Kubernetes Scaling - How it's Done
So you’ve finally moved to Kubernetes, great! How do you plan on making use of the handy technology it brings you though? Hopefully in this article I can give a quick breakdown of what the methods of scaling are, their use case, and the pitfalls of each.
The Elephant in the Room: Proper Resource Requests #
While I was at a previous job, I encountered a customer that for the life of them, couldn’t figure out why their AKS cluster wasn’t scaling nodes properly. The reason: Resource requests. In this case, it was a lack of them rather than misconfigured requests.
Kubernetes assigns workloads out to nodes based on, among other things, the resources requested by that workload. If these are misconfigured, that could lead to pods suddenly getting terminated since the node doesn’t have enough free resources itself, or for more nodes to get spun up that needed. That’s why it’s so important to get this right. What I usually do when running a deployment in a test environment is to look at the usage there and run a load test tool such as K6. (Article on it Here )
Then, I set the resource usage there + a few % as the request. The limit I usually put as twice that, and then tweak it when it’s in production.
Node Autoscaling #
This, in most managed kubernetes scenarios, is what can be the real kicker for cost, but can also be great for saving money depending on how you use it.

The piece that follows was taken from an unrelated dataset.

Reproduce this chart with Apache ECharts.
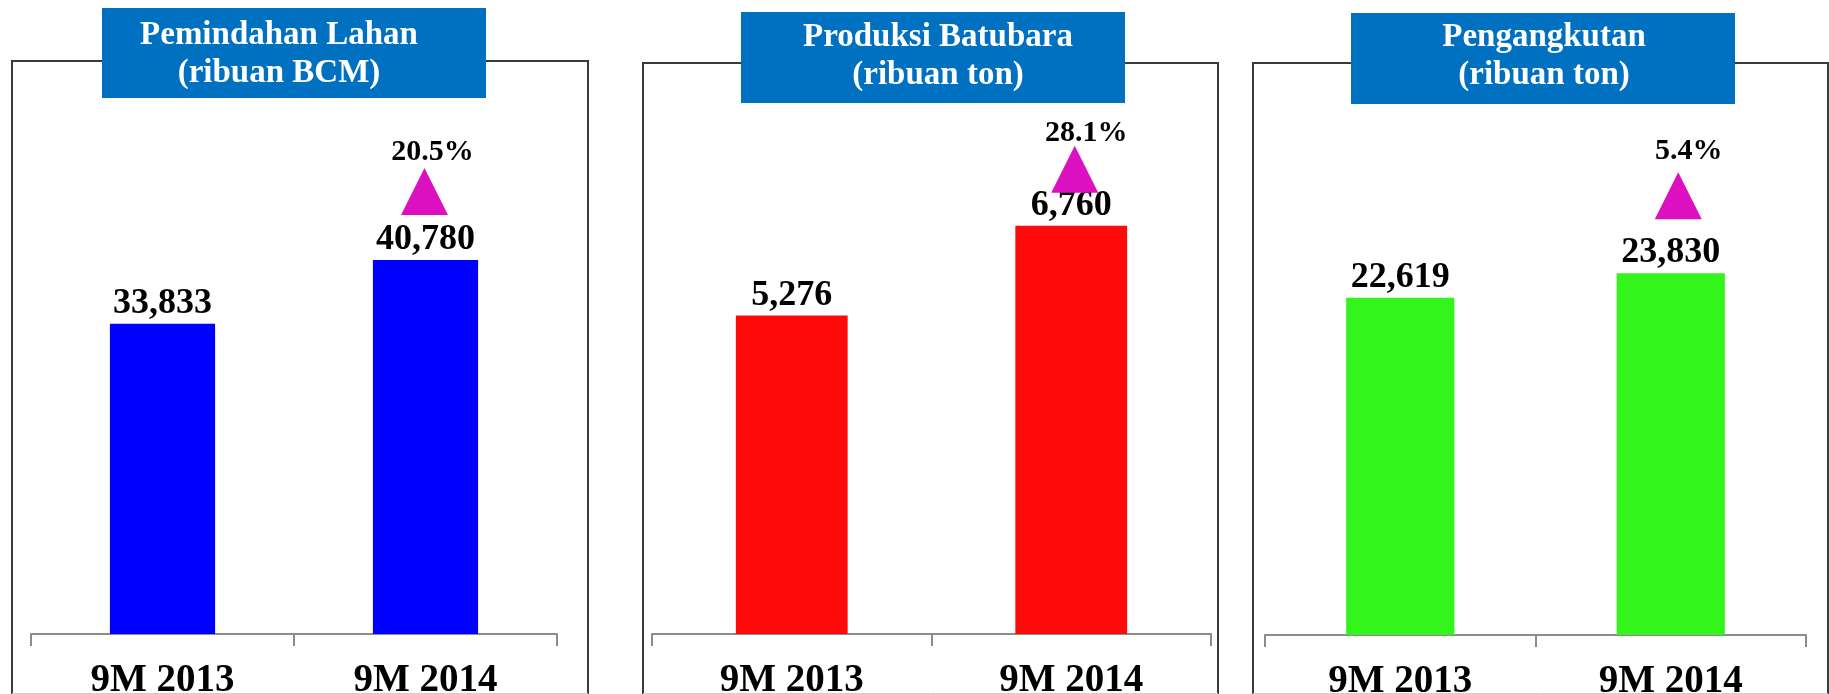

Simply put, if you’ve got workloads requesting that many resources that you’re nearly out of CPU or RAM, a new node should get provisioned. This is great for workloads that you expect to ramp up in demand in different periods. Since you can use multiple node pools as well, you could have a standard node pool with the minimum amount of nodes you know you’ll always need, and then another node pool featuring only spot instances. While that’s not great for workloads that need to be running 24/7 with no interruptions, it can save you up to 90%!
If you’re running managed kubernetes in a lab environment, this is an absolute life saver.
DaemonSets #
These go somewhat hand-in-hand with node autoscaling, although it’s not required or preferred. A DaemonSet will ensure that all (or some) nodes will run a copy of a pod. This is great for if you have something like node-exporter installed to expose node metrics to Prometheus. Lots of storage tech also needs DaemonSets, so you will often see them used in Kubernetes clusters.

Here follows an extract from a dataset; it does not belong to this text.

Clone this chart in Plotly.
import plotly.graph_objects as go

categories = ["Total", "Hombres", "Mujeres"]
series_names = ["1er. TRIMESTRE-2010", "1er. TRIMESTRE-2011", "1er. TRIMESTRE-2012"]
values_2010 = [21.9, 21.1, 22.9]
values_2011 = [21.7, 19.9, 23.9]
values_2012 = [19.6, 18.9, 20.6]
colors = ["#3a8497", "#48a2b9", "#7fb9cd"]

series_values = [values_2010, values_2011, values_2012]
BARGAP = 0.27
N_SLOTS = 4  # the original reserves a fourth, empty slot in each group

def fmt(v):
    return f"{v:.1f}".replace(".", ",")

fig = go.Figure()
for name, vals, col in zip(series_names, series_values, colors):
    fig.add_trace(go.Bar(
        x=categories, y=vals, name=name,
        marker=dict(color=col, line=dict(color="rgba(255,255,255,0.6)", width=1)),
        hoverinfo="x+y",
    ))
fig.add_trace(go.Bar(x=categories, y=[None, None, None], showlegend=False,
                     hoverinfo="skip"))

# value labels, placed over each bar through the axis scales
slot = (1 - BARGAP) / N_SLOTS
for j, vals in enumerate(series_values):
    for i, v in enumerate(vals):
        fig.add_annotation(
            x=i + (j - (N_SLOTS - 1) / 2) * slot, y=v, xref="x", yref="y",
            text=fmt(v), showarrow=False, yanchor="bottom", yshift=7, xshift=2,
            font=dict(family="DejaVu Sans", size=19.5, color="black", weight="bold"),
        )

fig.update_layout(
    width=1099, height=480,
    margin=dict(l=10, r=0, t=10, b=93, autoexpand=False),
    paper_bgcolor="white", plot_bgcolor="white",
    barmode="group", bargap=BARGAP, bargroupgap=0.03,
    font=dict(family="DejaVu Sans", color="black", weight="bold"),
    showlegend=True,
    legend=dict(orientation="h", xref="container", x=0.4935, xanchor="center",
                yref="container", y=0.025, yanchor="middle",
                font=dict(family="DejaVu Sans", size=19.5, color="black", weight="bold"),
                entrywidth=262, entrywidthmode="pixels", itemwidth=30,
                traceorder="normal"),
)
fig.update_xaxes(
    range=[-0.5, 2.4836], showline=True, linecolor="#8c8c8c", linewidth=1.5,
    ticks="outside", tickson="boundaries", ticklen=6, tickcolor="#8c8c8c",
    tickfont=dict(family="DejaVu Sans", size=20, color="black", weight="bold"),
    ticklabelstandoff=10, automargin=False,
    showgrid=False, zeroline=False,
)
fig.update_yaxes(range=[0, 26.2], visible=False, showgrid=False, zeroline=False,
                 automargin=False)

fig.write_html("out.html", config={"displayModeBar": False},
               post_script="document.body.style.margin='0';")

While this isn’t strictly for pod autoscaling, it’s definitely something to keep in mind for if you have boilerplate pods for your workload that should be on every node.
Pod Autoscaling #
In a lot of scenarios, you may need your pods to scale as well as your nodes. Infact, it’s something I’d highly recommend you do no matter the type of application you have in your cluster. However, there’s a few different ways to Approach it.
HPA #
Horizontal Pod Autoscaling Looks a little bit like this diagram above. Any pod with a HPA enabled will report its resource usage to a Metric Server API, and if it breaches a threshold you set (e.g. 80% CPU or RAM) then another pod will get spun up. This is great for if you have an application that can run in a distributed manner. Something like a nginx or apache server would be perfect for this assuming you have a layer 7 load balancer infront of it such as Nginx Ingress .
There is a bit of a gotcha here though for certain workloads. If your workload stores any information using an EmptyDir, you really should move it to a Persistent Volume instead. Additionally, if you currently use any Persistent Volumes, make sure the access mode is set to ReadWriteMany . If you don’t, any copies of your existing pod will fail to spin up since they can’t bind the volume to themselves.
VPA #
So what if you don’t have a workload that you can have multiple pods serving? If that’s the case, Vertical Pod Autoscaling is your friend! Remember how I mentioned at the start about how important it is to set good resource requests? Well, this does it for you. You can either have a HPA make recommendations but not modify any configuration, or you can have it automatically apply the configuration as well. I’d be cautious of the latter option though in some cases, since if you experience very sudden upticks in demand, you may have a small period where your app will slow to a crawl. Here’s how you set it up in EKS just for reference.
What would I recommend? #
So now I’ve explained what each method of scaling is, you might ask which one I’d recommend. The answer really is all of them! In most scenarios, especially in a multi-tenant environment, you’d likely benefit from every single method of scaling. For example, in my GKE cluster, I have a node autoscaler set just in case I get a big spike in load, with a VPA set to make recommendations (but not change my configuration) for my monitoring stack since that’s currently the biggest resource hog, and HPA’s for my web deployments so I never have any requests rejected due to high load. I probably have a DaemonSet somewhere too.